Problem to solve: Below is a listing to write out in full, exactly as given, without its pictures.

Raw data:
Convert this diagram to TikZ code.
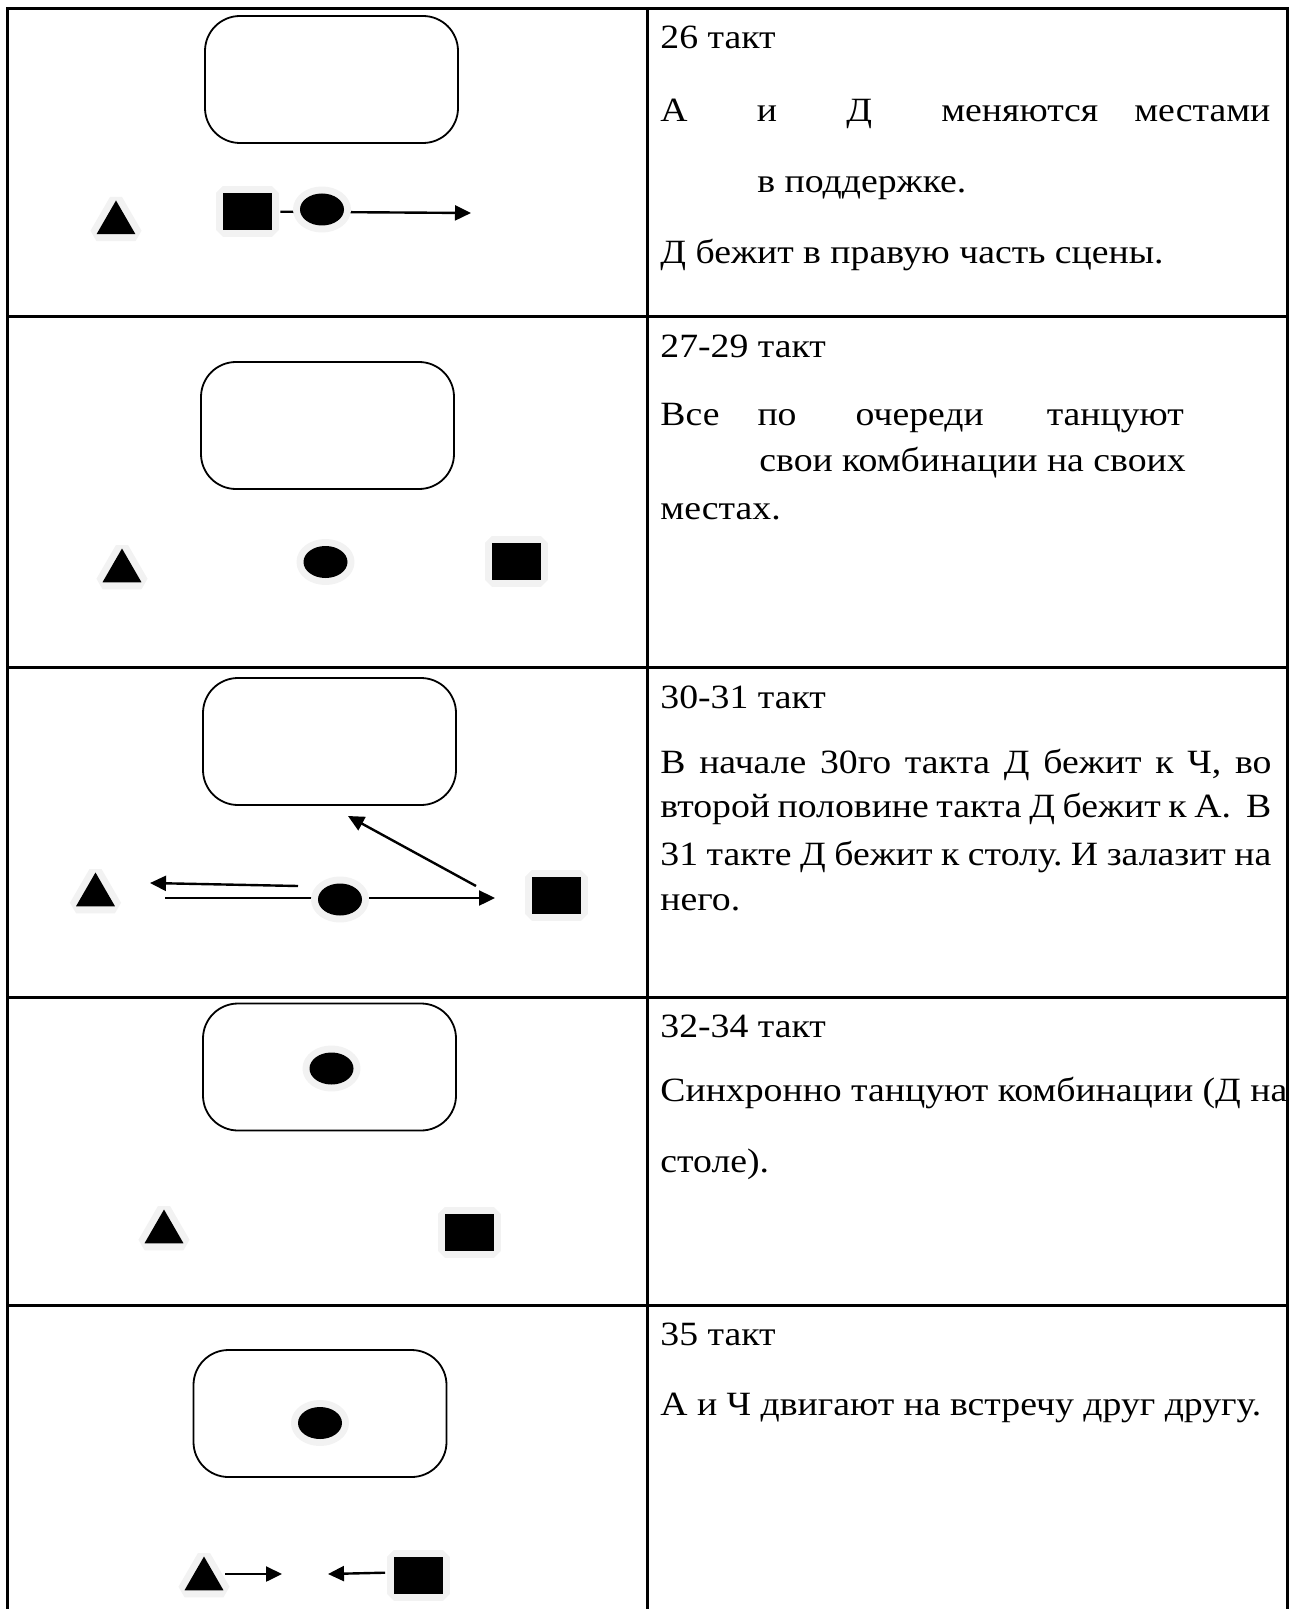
\documentclass[tikz,border=0pt]{standalone}
\usepackage{fontspec}
\setmainfont{Liberation Serif}[FakeStretch=1.11]
\usetikzlibrary{shapes.geometric,arrows.meta}
\definecolor{halo}{HTML}{F2F2F2}
\frenchspacing
\begin{document}
\begin{tikzpicture}[x=0.5pt,y=-0.5pt,
    grid/.style={line width=1.5pt},
    stol/.style={draw,rounded corners=17.5pt,line width=0.9pt,minimum width=126.5pt,minimum height=63.5pt,inner sep=0pt},
    fig/.style={fill=black,inner sep=0pt,preaction={draw=halo,line width=7pt,line join=bevel}},
    tri/.style={fig,regular polygon,regular polygon sides=3,minimum size=22.5pt},
    sq/.style={fig,rectangle,minimum width=24.5pt,minimum height=18.5pt},
    ell/.style={fig,ellipse,minimum width=22pt,minimum height=16pt},
    arr/.style={-{Triangle[length=8pt,width=7.5pt]},line width=1.2pt},
    txt/.style={anchor=base west,inner sep=0pt,font=\fontsize{17}{20}\selectfont}]
    \useasboundingbox (0,0) rectangle (1293,1609);
    % table
    \draw[grid] (7.6,1612) -- (7.6,9) -- (1287,9) -- (1287,1612);
    \draw[grid] (647,9) -- (647,1612);
    \foreach \y in {317,667,997,1305}
      \draw[grid] (7.6,\y) -- (1287,\y);

    % 26
    \node[stol] (stol1) at (331.5,79.5) {};
    \node[tri] (a1) at (116,223) {};
    \node[sq] (ch1) at (247.5,211.5) {};
    \coordinate (d1end) at (471,213);
    \draw (ch1) edge[arr,shorten <=4pt] (d1end);
    \node[ell] (d1) at (322,209.5) {};
    \node[txt] (txt1a) at (660,49) {26 такт};
    \node[txt] (txt1b) at (660,122) {\makebox[305pt][l]{А\hfill и\hfill Д\hfill меняются\hspace{18pt}местами}};
    \node[txt] (txt1c) at (757,193) {в поддержке.};
    \node[txt] (txt1d) at (660,264) {Д бежит в правую часть сцены.};

    % 27-29
    \node[stol] (stol2) at (327.5,425.5) {};
    \node[tri] (a2) at (122,571) {};
    \node[ell] (d2) at (325.5,562) {};
    \node[sq] (ch2) at (516,561.5) {};
    \node[txt] (txt2a) at (660,358) {27-29 такт};
    \node[txt] (txt2b) at (660,426) {Все\hspace{19pt}по\hspace{29.5pt}очереди\hspace{31.5pt}танцуют};
    \node[txt] (txt2c) at (759,471) {свои комбинации на своих};
    \node[txt] (txt2d) at (660,519) {местах.};

    % 30-31
    \node[stol] (stol3) at (329.5,741.5) {};
    \node[tri] (a3) at (95.5,895) {};
    \node[sq] (ch3) at (556,895.5) {};
    \coordinate (run1s) at (165,898);
    \coordinate (run1e) at (495,898);
    \coordinate (run2s) at (298,886);
    \coordinate (run2e) at (150,883);
    \coordinate (run3s) at (476,886);
    \coordinate (run3e) at (348,816);
    \draw (run1s) edge[arr] (run1e) (run2s) edge[arr] (run2e)
          (run3s) edge[arr] (run3e);
    \node[ell] (d3) at (340,899.5) {};
    \node[txt] (txt3a) at (660,708) {30-31 такт};
    \node[txt] (txt3b) at (660,773) {\makebox[305.5pt][s]{В начале 30го такта Д бежит к Ч, во}};
    \node[txt] (txt3c) at (660,817) {\makebox[305.5pt][s]{второй половине такта Д бежит к А.\ \ В}};
    \node[txt] (txt3d) at (660,865) {\makebox[305.5pt][s]{31 такте Д бежит к столу. И залазит на}};
    \node[txt] (txt3e) at (660,910) {него.};

    % 32-34
    \node[stol] (stol4) at (329.5,1067) {};
    \node[ell] (d4) at (331.5,1068.5) {};
    \node[tri] (a4) at (164,1232) {};
    \node[sq] (ch4) at (469.5,1232.5) {};
    \node[txt] (txt4a) at (660,1037) {32-34 такт};
    \node[txt] (txt4b) at (660,1101) {Синхронно танцуют комбинации (Д на};
    \node[txt] (txt4c) at (660,1172) {столе).};

    % 35
    \node[stol] (stol5) at (320,1413.5) {};
    \node[ell] (d5) at (320,1423) {};
    \node[tri] (a5) at (204,1579) {};
    \node[sq] (ch5) at (418,1575.5) {};
    \coordinate (a5end) at (282,1574);
    \coordinate (ch5end) at (328,1574);
    \draw ([yshift=2.5pt]a5.east) edge[arr,shorten <=4pt] (a5end)
          ([yshift=1.5pt]ch5.west) edge[arr,shorten <=4pt] (ch5end);
    \node[txt] (txt5a) at (660,1345) {35 такт};
    \node[txt] (txt5b) at (660,1415) {А и Ч двигают на встречу друг другу.};
\end{tikzpicture}
\end{document}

Response for this exercise:
Convert this diagram to TikZ code.
\documentclass[tikz,border=0pt]{standalone}
\usepackage{fontspec}
\setmainfont{Liberation Serif}[FakeStretch=1.11]
\usetikzlibrary{shapes.geometric,arrows.meta}
\definecolor{halo}{HTML}{F2F2F2}
\frenchspacing
\begin{document}
\begin{tikzpicture}[x=0.5pt,y=-0.5pt,
    grid/.style={line width=1.5pt},
    stol/.style={draw,rounded corners=17.5pt,line width=0.9pt,minimum width=126.5pt,minimum height=63.5pt,inner sep=0pt},
    fig/.style={fill=black,inner sep=0pt,preaction={draw=halo,line width=7pt,line join=bevel}},
    tri/.style={fig,regular polygon,regular polygon sides=3,minimum size=22.5pt},
    sq/.style={fig,rectangle,minimum width=24.5pt,minimum height=18.5pt},
    ell/.style={fig,ellipse,minimum width=22pt,minimum height=16pt},
    arr/.style={-{Triangle[length=8pt,width=7.5pt]},line width=1.2pt},
    txt/.style={anchor=base west,inner sep=0pt,font=\fontsize{17}{20}\selectfont}]
    \useasboundingbox (0,0) rectangle (1293,1609);
    % table
    \draw[grid] (7.6,1612) -- (7.6,9) -- (1287,9) -- (1287,1612);
    \draw[grid] (647,9) -- (647,1612);
    \foreach \y in {317,667,997,1305}
      \draw[grid] (7.6,\y) -- (1287,\y);

    % 26
    \node[stol] (stol1) at (331.5,79.5) {};
    \node[tri] (a1) at (116,223) {};
    \node[sq] (ch1) at (247.5,211.5) {};
    \coordinate (d1end) at (471,213);
    \draw (ch1) edge[arr,shorten <=4pt] (d1end);
    \node[ell] (d1) at (322,209.5) {};
    \node[txt] (txt1a) at (660,49) {26 такт};
    \node[txt] (txt1b) at (660,122) {\makebox[305pt][l]{А\hfill и\hfill Д\hfill меняются\hspace{18pt}местами}};
    \node[txt] (txt1c) at (757,193) {в поддержке.};
    \node[txt] (txt1d) at (660,264) {Д бежит в правую часть сцены.};

    % 27-29
    \node[stol] (stol2) at (327.5,425.5) {};
    \node[tri] (a2) at (122,571) {};
    \node[ell] (d2) at (325.5,562) {};
    \node[sq] (ch2) at (516,561.5) {};
    \node[txt] (txt2a) at (660,358) {27-29 такт};
    \node[txt] (txt2b) at (660,426) {Все\hspace{19pt}по\hspace{29.5pt}очереди\hspace{31.5pt}танцуют};
    \node[txt] (txt2c) at (759,471) {свои комбинации на своих};
    \node[txt] (txt2d) at (660,519) {местах.};

    % 30-31
    \node[stol] (stol3) at (329.5,741.5) {};
    \node[tri] (a3) at (95.5,895) {};
    \node[sq] (ch3) at (556,895.5) {};
    \coordinate (run1s) at (165,898);
    \coordinate (run1e) at (495,898);
    \coordinate (run2s) at (298,886);
    \coordinate (run2e) at (150,883);
    \coordinate (run3s) at (476,886);
    \coordinate (run3e) at (348,816);
    \draw (run1s) edge[arr] (run1e) (run2s) edge[arr] (run2e)
          (run3s) edge[arr] (run3e);
    \node[ell] (d3) at (340,899.5) {};
    \node[txt] (txt3a) at (660,708) {30-31 такт};
    \node[txt] (txt3b) at (660,773) {\makebox[305.5pt][s]{В начале 30го такта Д бежит к Ч, во}};
    \node[txt] (txt3c) at (660,817) {\makebox[305.5pt][s]{второй половине такта Д бежит к А.\ \ В}};
    \node[txt] (txt3d) at (660,865) {\makebox[305.5pt][s]{31 такте Д бежит к столу. И залазит на}};
    \node[txt] (txt3e) at (660,910) {него.};

    % 32-34
    \node[stol] (stol4) at (329.5,1067) {};
    \node[ell] (d4) at (331.5,1068.5) {};
    \node[tri] (a4) at (164,1232) {};
    \node[sq] (ch4) at (469.5,1232.5) {};
    \node[txt] (txt4a) at (660,1037) {32-34 такт};
    \node[txt] (txt4b) at (660,1101) {Синхронно танцуют комбинации (Д на};
    \node[txt] (txt4c) at (660,1172) {столе).};

    % 35
    \node[stol] (stol5) at (320,1413.5) {};
    \node[ell] (d5) at (320,1423) {};
    \node[tri] (a5) at (204,1579) {};
    \node[sq] (ch5) at (418,1575.5) {};
    \coordinate (a5end) at (282,1574);
    \coordinate (ch5end) at (328,1574);
    \draw ([yshift=2.5pt]a5.east) edge[arr,shorten <=4pt] (a5end)
          ([yshift=1.5pt]ch5.west) edge[arr,shorten <=4pt] (ch5end);
    \node[txt] (txt5a) at (660,1345) {35 такт};
    \node[txt] (txt5b) at (660,1415) {А и Ч двигают на встречу друг другу.};
\end{tikzpicture}
\end{document}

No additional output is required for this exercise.